→ **Given material**
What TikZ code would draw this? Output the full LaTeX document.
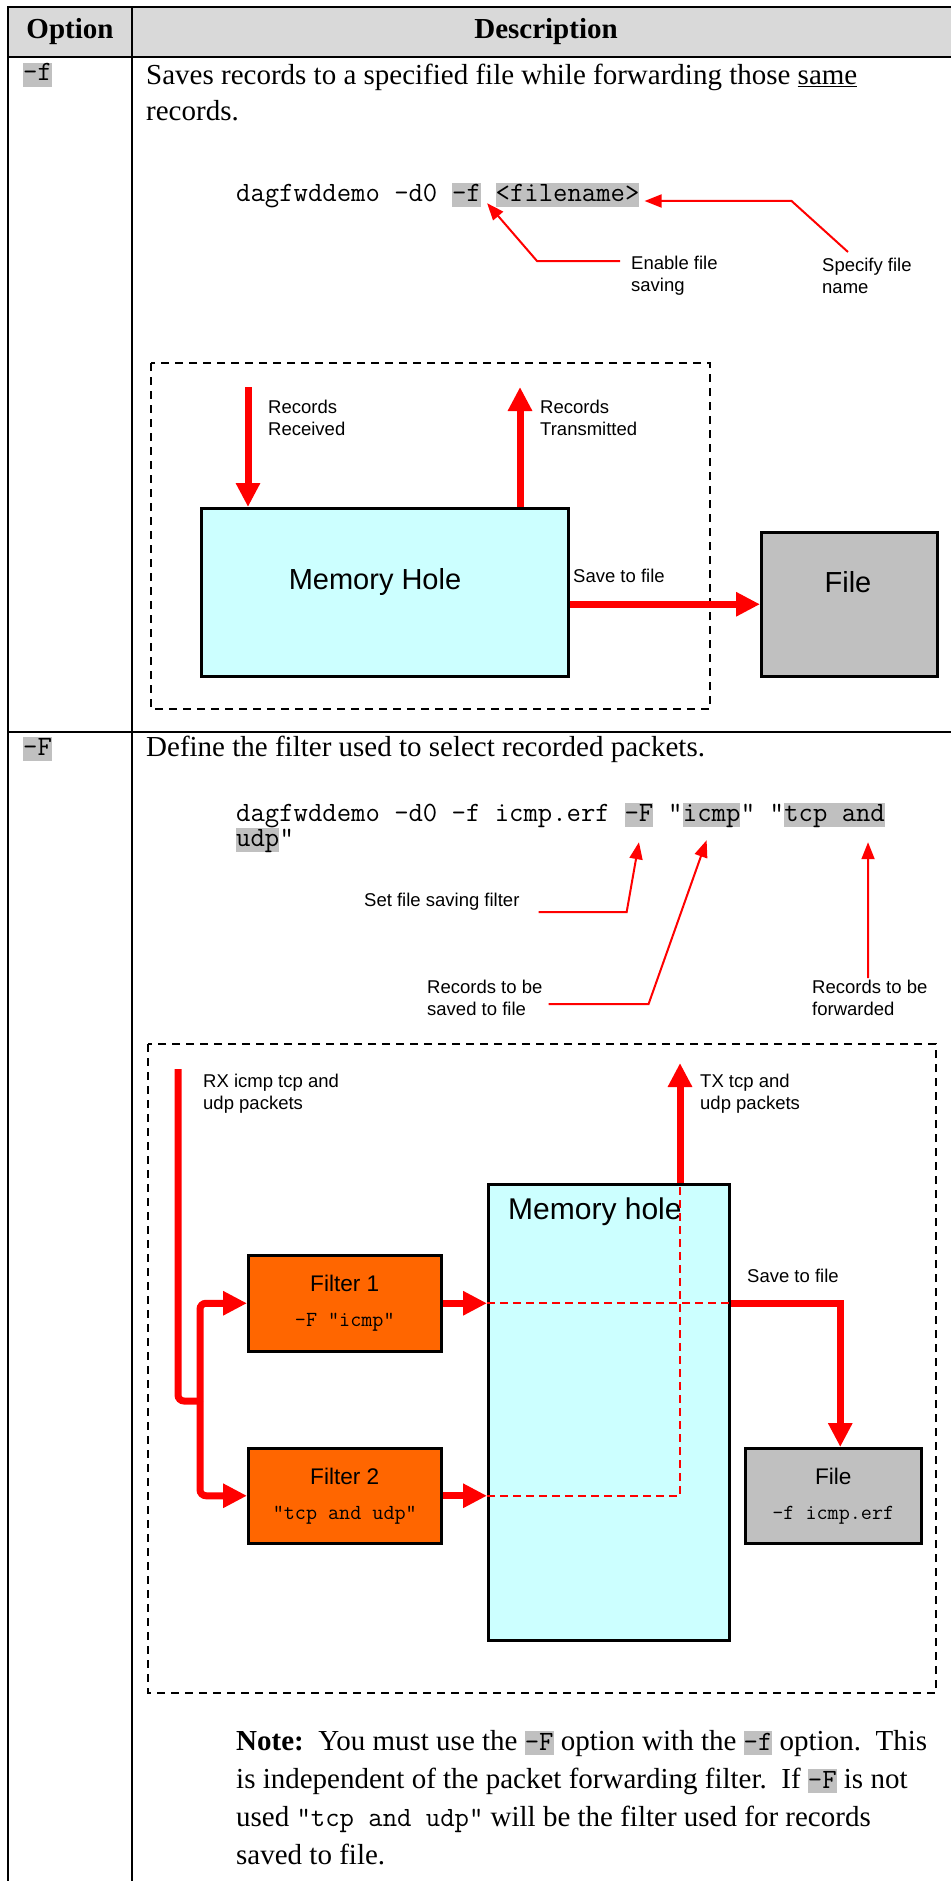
\documentclass[tikz,border=0pt]{standalone}
\usepackage{fontspec}
\setmainfont{Liberation Serif}
\setsansfont{Liberation Sans}
\usepackage{tikz}
\usetikzlibrary{positioning}
\usetikzlibrary{arrows.meta}
\definecolor{memcyan}{HTML}{CCFFFF}
\definecolor{hlgray}{HTML}{C0C0C0}
\definecolor{hdrgray}{HTML}{D9D9D9}
\definecolor{fltorange}{HTML}{FF6600}
\newcommand{\hlopt}[1]{{\setlength{\fboxsep}{0pt}\colorbox{hlgray}{\ttfamily\fontsize{27.9}{27}\selectfont\rule[-5pt]{0pt}{24pt}#1}}}
\newcommand{\smallcodefont}{\ttfamily\fontsize{21.5}{22}\selectfont}
\tikzset{
  body/.style={font=\fontsize{29}{36}\selectfont, inner sep=0pt, align=left},
  code/.style={font=\ttfamily\fontsize{27.9}{24}\selectfont, inner sep=0pt, text height=18pt, text depth=6pt},
  hlcode/.style={code, fill=hlgray},
  lbl/.style={font=\sffamily\fontsize{18.5}{22}\selectfont, inner sep=0pt, align=left},
  bigsans/.style={font=\sffamily\fontsize{29}{34}\selectfont, inner sep=0pt},
  pointer/.style={red, line width=2pt, -{Triangle[length=17pt,width=13pt]}},
  flow/.style={red, line width=7pt, -{Triangle[length=24pt,width=23pt]}},
  flowline/.style={red, line width=7pt},
  block/.style={draw, line width=2.5pt, inner sep=0pt, anchor=north west},
  dashframe/.style={draw, line width=2pt, dash pattern=on 8pt off 6pt},
  route/.style={red, line width=2pt, dash pattern=on 8pt off 5pt},
}

\begin{document}
\begin{tikzpicture}[x=1pt,y=-1pt]
\useasboundingbox (0,0) rectangle (950,1881);
% table
\fill[hdrgray] (8,7) rectangle (960,57);
\draw[line width=2.5pt] (960,7) -- (8,7) -- (8,1890);
\draw[line width=2.5pt] (132,7) -- (132,1890);
\foreach \y in {57,732} {
\draw[line width=2.5pt] (8,\y) -- (960,\y);
}
\node[font=\bfseries\fontsize{29}{36}\selectfont] (hopt) at (70,32) {Option};
\node[font=\bfseries\fontsize{29}{36}\selectfont] (hdesc) at (546,32) {Description};
\node[hlcode, anchor=base west] (optf) at (23,81) {-f};
\node[hlcode, anchor=base west] (optF) at (23,755) {-F};

%% -f row
\node[body, anchor=north west] (desc1) at (146,64) {Saves records to a specified file while forwarding those \underline{same}\\records.};
\node[code, anchor=base west] (r1cmd) at (236,201) {dagfwddemo -d0};
\node[hlcode, base right=14.4pt of r1cmd] (r1f) {-f};
\node[hlcode, base right=14.4pt of r1f] (r1file) {<filename>};
\node[lbl, anchor=west] (enable) at (631,276) {Enable file\\saving};
\node[lbl, anchor=west] (specify) at (822,276) {Specify file\\name};
\draw[pointer] ([shift={(-11pt,15pt)}]enable.west) -- ++(-83,0) -- ([shift={(6pt,4pt)}]r1f.south east);
\draw[pointer] ([shift={(26pt,24pt)}]specify.west) -- ([shift={(152pt,-6pt)}]r1file.east) -- ([shift={(5pt,-6pt)}]r1file.east);

\draw[dashframe] (151,363) rectangle (710,709);
\node[block, fill=memcyan, minimum width=367pt, minimum height=168pt] (mem1) at (200,507) {};
\node[block, fill=hlgray, minimum width=176pt, minimum height=144pt] (file1) at (760,531) {};
\node[bigsans] (mem1txt) at (375,582) {Memory Hole};
\node[bigsans] (file1txt) at (848,582) {File};
\coordinate (rxin1) at (248,387);
\coordinate (txout1) at (520,387);
\draw[flow] (rxin1) -- (rxin1 |- mem1.north);
\draw[flow] (txout1 |- mem1.north) -- (txout1);
\draw[flow] (mem1.east |- file1.west) -- (file1.west);
\node[lbl, anchor=west] (recv1) at (268,418) {Records\\Received};
\node[lbl, anchor=west] (sent1) at (540,418) {Records\\Transmitted};
\node[lbl, anchor=west] (save1) at (573,576) {Save to file};

%% -F row
\node[body, anchor=north west] (desc2) at (146,736) {Define the filter used to select recorded packets.};
\node[code, anchor=base west] (r2cmd) at (236,821) {dagfwddemo -d0 -f icmp.erf};
\node[hlcode, base right=14.4pt of r2cmd] (r2F) {-F};
\node[code, base right=14.4pt of r2F] (r2q1) {“};
\node[hlcode, base right=0pt of r2q1] (r2icmp) {icmp};
\node[code, base right=0pt of r2icmp] (r2q2) {” “};
\node[hlcode, base right=0pt of r2q2] (r2tcp) {tcp and};
\node[hlcode, anchor=base west] (r2udp) at (236,846) {udp};
\node[code, base right=0pt of r2udp] (r2q3) {”};
\node[lbl, anchor=west] (setf) at (364,902) {Set file saving filter};
\node[lbl, anchor=west] (tosave) at (427,998) {Records to be\\saved to file};
\node[lbl, anchor=west] (tofwd) at (812,998) {Records to be\\forwarded};
\draw[pointer] ([shift={(19pt,-10pt)}]setf.east) -- ++(88,0) -- ([yshift=-15pt]r2F.south);
\draw[pointer] ([shift={(6pt,-6pt)}]tosave.east) -- ++(100,0) -- ([shift={(-5pt,-13pt)}]r2icmp.south);
\draw[pointer] ([shift={(56pt,20pt)}]tofwd.west) -- ([shift={(-17pt,-15pt)}]r2tcp.south east);

\draw[dashframe] (148,1044) rectangle (936,1693);
\node[block, fill=fltorange, minimum width=193pt, minimum height=96pt, align=center, font=\sffamily\fontsize{22.6}{27}\selectfont] (flt1) at (247,1254) {Filter 1\\[8pt]{\smallcodefont -F “icmp”}};
\node[block, fill=fltorange, minimum width=193pt, minimum height=95pt, align=center, font=\sffamily\fontsize{22.6}{27}\selectfont] (flt2) at (247,1447) {Filter 2\\[8pt]{\smallcodefont “tcp and udp”}};
\node[block, fill=memcyan, minimum width=241pt, minimum height=456pt] (mem2) at (487,1183) {};
\node[block, fill=hlgray, minimum width=176pt, minimum height=95pt, align=center, font=\sffamily\fontsize{22.6}{27}\selectfont] (file2) at (744,1447) {File\\[8pt]{\smallcodefont -f icmp.erf}};
\node[bigsans, font=\sffamily\fontsize{30}{36}\selectfont, anchor=west] (mem2txt) at (508,1212) {Memory hole};
\coordinate (rxtop) at (178,1069);
\coordinate (split) at (200,1401);
\coordinate (txtop) at (680,1063);
\draw[flowline, rounded corners=6pt] (rxtop) |- (split);
\draw[flow, rounded corners=6pt] (split) |- (flt1.west);
\draw[flow, rounded corners=6pt] (split) |- (flt2.west);
\draw[flow] (flt1.east) -- (flt1.east -| mem2.west);
\draw[flow] (flt2.east) -- (flt2.east -| mem2.west);
\draw[flow] (txtop |- mem2.north) -- (txtop);
\draw[flow] (flt1.east -| mem2.east) -| ([xshift=7pt]file2.north);
\draw[route] (flt1.east -| mem2.west) -- (flt1.east -| mem2.east);
\draw[route] (flt2.east -| mem2.west) -| (txtop |- mem2.north);
\node[lbl, anchor=west] (rxlbl) at (203,1094) {RX icmp tcp and\\udp packets};
\node[lbl, anchor=west] (txlbl) at (700,1094) {TX tcp and\\udp packets};
\node[lbl, anchor=west] (save2) at (747,1276) {Save to file};

\node[body, font=\fontsize{29}{38}\selectfont, anchor=north west] (note) at (236,1730) {\textbf{Note:}\ \ You must use the \hlopt{-F} option with the \hlopt{-f} option.\ \ This\\is independent of the packet forwarding filter.\ \ If \hlopt{-F} is not\\used {\ttfamily\fontsize{27.9}{27}\selectfont “tcp and udp”} will be the filter used for records\\saved to file.};
\end{tikzpicture}
\end{document}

→ **Do this**
With the pictures left out, restate word for word every line of the data above, from the first down to the line that contains "(optF) at (23,755)".

→ **Solution for this exercise**
What TikZ code would draw this? Output the full LaTeX document.
\documentclass[tikz,border=0pt]{standalone}
\usepackage{fontspec}
\setmainfont{Liberation Serif}
\setsansfont{Liberation Sans}
\usepackage{tikz}
\usetikzlibrary{positioning}
\usetikzlibrary{arrows.meta}
\definecolor{memcyan}{HTML}{CCFFFF}
\definecolor{hlgray}{HTML}{C0C0C0}
\definecolor{hdrgray}{HTML}{D9D9D9}
\definecolor{fltorange}{HTML}{FF6600}
\newcommand{\hlopt}[1]{{\setlength{\fboxsep}{0pt}\colorbox{hlgray}{\ttfamily\fontsize{27.9}{27}\selectfont\rule[-5pt]{0pt}{24pt}#1}}}
\newcommand{\smallcodefont}{\ttfamily\fontsize{21.5}{22}\selectfont}
\tikzset{
  body/.style={font=\fontsize{29}{36}\selectfont, inner sep=0pt, align=left},
  code/.style={font=\ttfamily\fontsize{27.9}{24}\selectfont, inner sep=0pt, text height=18pt, text depth=6pt},
  hlcode/.style={code, fill=hlgray},
  lbl/.style={font=\sffamily\fontsize{18.5}{22}\selectfont, inner sep=0pt, align=left},
  bigsans/.style={font=\sffamily\fontsize{29}{34}\selectfont, inner sep=0pt},
  pointer/.style={red, line width=2pt, -{Triangle[length=17pt,width=13pt]}},
  flow/.style={red, line width=7pt, -{Triangle[length=24pt,width=23pt]}},
  flowline/.style={red, line width=7pt},
  block/.style={draw, line width=2.5pt, inner sep=0pt, anchor=north west},
  dashframe/.style={draw, line width=2pt, dash pattern=on 8pt off 6pt},
  route/.style={red, line width=2pt, dash pattern=on 8pt off 5pt},
}

\begin{document}
\begin{tikzpicture}[x=1pt,y=-1pt]
\useasboundingbox (0,0) rectangle (950,1881);
% table
\fill[hdrgray] (8,7) rectangle (960,57);
\draw[line width=2.5pt] (960,7) -- (8,7) -- (8,1890);
\draw[line width=2.5pt] (132,7) -- (132,1890);
\foreach \y in {57,732} {
\draw[line width=2.5pt] (8,\y) -- (960,\y);
}
\node[font=\bfseries\fontsize{29}{36}\selectfont] (hopt) at (70,32) {Option};
\node[font=\bfseries\fontsize{29}{36}\selectfont] (hdesc) at (546,32) {Description};
\node[hlcode, anchor=base west] (optf) at (23,81) {-f};
\node[hlcode, anchor=base west] (optF) at (23,755) {-F};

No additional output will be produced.